"Indonesia has already operated a nuclear reactor for decades, and this is evident by the existence of an experimental nuclear power reactor," Larsson noted during a press conference, here on Friday.
Larsson remarked that the experimental GA Siwabessy Multipurpose Reactor is located in Serpong, South Tangerang, Banten.
However, Larsson pointed out that the nuclear power plant, which would take at least 10 years to construct, will then be connected to the Java-Madura-Bali power grid.
"Therefore, the preparations must begin immediately," Larsson affirmed.
From the review, Larsson assessed that Indonesia also has capable human resources. The IRRS Missions 12-day visit to Indonesia has recorded no negative notes regarding nuclear supervision in the country.

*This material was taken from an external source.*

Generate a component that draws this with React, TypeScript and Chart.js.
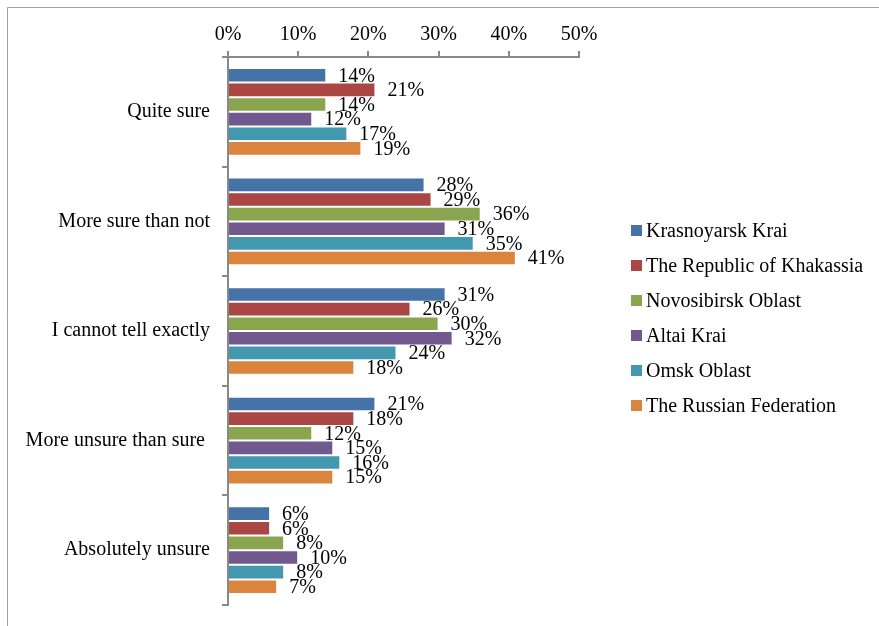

IRRS Mission's review was only conducted to offer several suggestions and recommendations regarding the importance of national policies and strategies and coordination between the Nuclear Energy Regulatory Agency (Bapeten) and other institutions.
With regard to the number of rejections to the plan to develop a nuclear power plant, Larsson insisted that this problem could be overcome by maintaining a positive outlook and adhering to a clear political strategy.
"The most important aspect among all is transparency," Larsson emphasized.
Bapeten Chief, Jazi Istiyanto, admitted that it is difficult to start the construction of nuclear power plants if they have to wait for 100 percent public approval.
"The results of the surveys conducted by independent institutions showed that public acceptance for the development of nuclear power plants has reached 72 percent, and I think why do we not just proceed? If we wait for 100 percent approval, our uranium reserves might just run out by that time," Istiyanto added.